Em um vídeo em conjunto com sua amiga e colega de apartamento, Hazel Hayes, dodie comenta que muitos fãs a agradeceram por sua honestidade e transparência, mas que sua amiga Zannah a fez refletir um pouco mais sobre o assunto ao enviar uma mensagem sobre os perigos de compartilhar certas imagens ou abordar algumas situações sem no mínimo algum tipo de aviso de gatilho para o público.

Após esse episódio, dodie passou a falar com maior frequência na internet sobre a importância de procurar ajuda profissional, como psicólogos e psiquiatras. Em setembro de 2017, por exemplo, a cantora e youtuber publicou em seu canal no YouTube um vlog na companhia de uma terapeuta profissional para discutir um de seus diagnósticos (desrealização e despersonalização) com maior responsabilidade e propriedade.
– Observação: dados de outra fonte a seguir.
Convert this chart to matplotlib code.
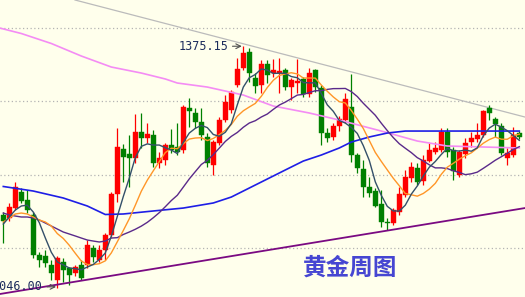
import numpy as np
import pandas as pd
import matplotlib
matplotlib.use('Agg')
import matplotlib.pyplot as plt

#-- weekly gold candles (open, high, low, close)
opens = [1145, 1141, 1154, 1176, 1165, 1145, 1090, 1089, 1077, 1056,
         1081, 1073, 1066, 1077, 1077, 1100, 1084, 1097, 1118, 1174,
         1235, 1228, 1223, 1258, 1250, 1254, 1216, 1220, 1240, 1238,
         1234, 1291, 1284, 1272, 1251, 1213, 1243, 1275, 1288, 1322,
         1345, 1367, 1332, 1322, 1351, 1339, 1339, 1343, 1320, 1325,
         1330, 1310, 1343, 1318, 1257, 1251, 1266, 1275, 1292, 1227,
         1208, 1183, 1178, 1160, 1135, 1134, 1149, 1172, 1195, 1209,
         1191, 1219, 1231, 1234, 1258, 1234, 1199, 1228, 1244, 1249,
         1254, 1291, 1276, 1266, 1223, 1227, 1257]
highs = [1149, 1161, 1190, 1182, 1179, 1149, 1094, 1097, 1084, 1089,
         1086, 1074, 1077, 1084, 1111, 1104, 1104, 1120, 1176, 1264,
         1242, 1254, 1283, 1284, 1270, 1261, 1231, 1243, 1262, 1270,
         1295, 1305, 1291, 1291, 1257, 1247, 1279, 1309, 1315, 1359,
         1375.15, 1373, 1339, 1356, 1356, 1358, 1359, 1345, 1332, 1358,
         1333, 1345, 1344, 1322, 1264, 1270, 1280, 1311, 1337, 1230,
         1220, 1197, 1182, 1179, 1141, 1154, 1183, 1206, 1217, 1216,
         1227, 1243, 1244, 1264, 1264, 1238, 1234, 1250, 1258, 1270,
         1288, 1295, 1279, 1270, 1236, 1265, 1260]
lows = [1107, 1137, 1152, 1161, 1148, 1086, 1074, 1074, 1056, 1046,
        1054, 1050, 1062, 1056, 1073, 1081, 1081, 1084, 1115, 1163,
        1190, 1183, 1216, 1236, 1243, 1210, 1209, 1213, 1230, 1227,
        1230, 1265, 1264, 1247, 1210, 1200, 1240, 1272, 1284, 1320,
        1343, 1326, 1311, 1311, 1325, 1333, 1311, 1315, 1302, 1311,
        1306, 1306, 1313, 1240, 1245, 1247, 1260, 1270, 1217, 1202,
        1169, 1169, 1156, 1128, 1124, 1131, 1145, 1169, 1190, 1186,
        1186, 1217, 1228, 1231, 1224, 1193, 1197, 1223, 1238, 1244,
        1251, 1275, 1251, 1227, 1213, 1224, 1249]
closes = [1137, 1156, 1183, 1164, 1152, 1090, 1084, 1079, 1066, 1086,
          1070, 1063, 1074, 1059, 1104, 1088, 1097, 1118, 1174, 1238,
          1224, 1223, 1258, 1250, 1255, 1216, 1223, 1240, 1234, 1231,
          1292, 1287, 1272, 1254, 1216, 1245, 1275, 1299, 1313, 1344,
          1366, 1339, 1321, 1351, 1336, 1343, 1341, 1320, 1329, 1328,
          1310, 1339, 1320, 1257, 1250, 1266, 1276, 1303, 1227, 1209,
          1183, 1175, 1157, 1135, 1134, 1152, 1174, 1197, 1210, 1190,
          1220, 1234, 1236, 1258, 1231, 1205, 1231, 1243, 1250, 1254,
          1287, 1284, 1269, 1230, 1230, 1254, 1251]

ma5_head = [1132.7, 1142.3, 1151.8, 1157.3]
ma10_head = [1135.5, 1140.9, 1146.4, 1147.7, 1146.4, 1142.3, 1138.2,
             1135.5, 1130.0]
ma20_head = [1147.7, 1145.0, 1143.6, 1142.3, 1142.3, 1140.9, 1138.2,
             1134.1, 1130.0, 1125.9, 1121.8, 1119.1, 1116.4, 1113.6,
             1110.9, 1109.5, 1108.2, 1109.5, 1113.6]

#-- slow averages, read at a few weeks
blue_idx = [0, 5, 10, 14, 17, 20, 25, 30, 35, 38, 41, 44, 47, 50, 53,
            56, 58, 61, 64, 67, 86]
blue_val = [1183.9, 1177.7, 1168.2, 1157.3, 1145.7, 1146.4, 1150.5,
            1154.5, 1161.4, 1169.5, 1181.8, 1194.1, 1206.4, 1218.6,
            1226.8, 1236.4, 1244.5, 1251.4, 1256.8, 1259.5, 1259.5]
pink_idx = [-0.6, 3, 8, 13, 18, 23, 27, 29, 34, 40, 45, 51, 56, 63, 69,
            74, 86]
pink_val = [1400.0, 1392.5, 1378.9, 1361.8, 1346.8, 1338.6, 1330.5,
            1325.0, 1319.5, 1308.6, 1293.6, 1284.1, 1274.5, 1259.5,
            1245.9, 1239.1, 1236.4]

#-- trend lines (two anchor points each)
upper_x, upper_y = [11.95, 86.95], [1438.2, 1278.6]
lower_x, lower_y = [-0.55, 86.95], [1037.3, 1154.5]

grid_levels = [1100, 1200, 1300, 1400]
title = '黄金周图'

#------------------------------------------------------------------------------
o = np.array(opens, float)
h = np.array(highs, float)
l = np.array(lows, float)
c = np.array(closes, float)
idx = np.arange(len(c))

cs = pd.Series(c)
ma5 = cs.rolling(5).mean().values
ma5[:4] = ma5_head
ma10 = cs.rolling(10).mean().values
ma10[:9] = ma10_head
ma20 = cs.rolling(20).mean().values
ma20[:19] = ma20_head

bg = '#FFFFEC'
fig = plt.figure(figsize=(5.25, 2.97), dpi=100, facecolor=bg)
ax = fig.add_axes([0, 0, 1, 1])
ax.set_facecolor(bg)
ax.set_xlim(-0.55, 86.95)
ax.set_ylim(1033.2, 1438.2)
ax.axis('off')

for lev in grid_levels:
    ax.axhline(lev, color='#B4B4B4', lw=0.9, ls=(0, (1, 2)), zorder=1)

up = c >= o
cols = np.where(up, '#FF0000', '#008000')
ax.vlines(idx, l, h, colors=cols, lw=0.9, zorder=2)
bottom = np.minimum(o, c)
height = np.maximum(np.abs(c - o), 0.8)
ax.bar(idx, height, bottom=bottom, width=0.78, color=cols,
       edgecolor=cols, lw=0.3, zorder=2)

#-- trend lines
ax.plot(upper_x, upper_y, color='#BBBBBB', lw=0.9, zorder=1.5)
ax.plot(lower_x, lower_y, color='#7A0A82', lw=1.3, zorder=3)

#-- moving averages
ax.plot(pink_idx, pink_val, color='#F48CF4', lw=1.2, zorder=3)
ax.plot(blue_idx, blue_val, color='#1E1EE6', lw=1.2, zorder=3)
ax.plot(idx, ma20, color='#5A2A8A', lw=1.0, zorder=3)
ax.plot(idx, ma10, color='#FF9628', lw=1.0, zorder=3)
ax.plot(idx, ma5, color='#34506A', lw=1.0, zorder=3)

#-- high / low labels
ihi = int(np.argmax(h))
ilo = int(np.argmin(l))
ax.annotate('%.2f' % h[ihi], xy=(ihi - 0.25, h[ihi]), xytext=(37.5, h[ihi]),
            ha='right', va='center', fontsize=8.5, family='DejaVu Sans Mono',
            color='#1C2C5C',
            arrowprops=dict(arrowstyle='->', color='#505050', lw=0.8,
                            shrinkA=1, shrinkB=0), zorder=4)
ax.annotate('%.2f' % l[ilo], xy=(ilo - 0.2, l[ilo] + 1), xytext=(6.6, l[ilo] + 1),
            ha='right', va='center', fontsize=8.5, family='DejaVu Sans Mono',
            color='#1C2C5C',
            arrowprops=dict(arrowstyle='->', color='#505050', lw=0.8,
                            shrinkA=1, shrinkB=0), zorder=4)

#-- title string
ax.text(57.8, 1072.7, title, ha='center', va='center', fontsize=17,
        fontweight='bold', color='#4646D2',
        family=['Noto Sans CJK SC', 'DejaVu Sans'], zorder=5)

plt.savefig('out.png', dpi=100, facecolor=bg)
É possível perceber acompanhando a carreira de dodie que a arte nos ajuda a nos expressar e até a nos conhecer melhor; que a conversa com pessoas próximas nos apresenta outras perspectiva e alivia a dor; e que o compartilhamento de experiências pode auxiliar muito na conscientização acerca de temas delicados. Mas talvez o mais importante no desenvolvimento da cantora e youtuber, tanto em suas canções quanto em seus vídeos, seja a percepção de que ela não está sozinha, que pedir e aceitar ajuda é necessário, que os altos e baixos fazem parte da vida, e que há esperança para um amanhã melhor. Algo que todas nós podemos levar para nossas vidas.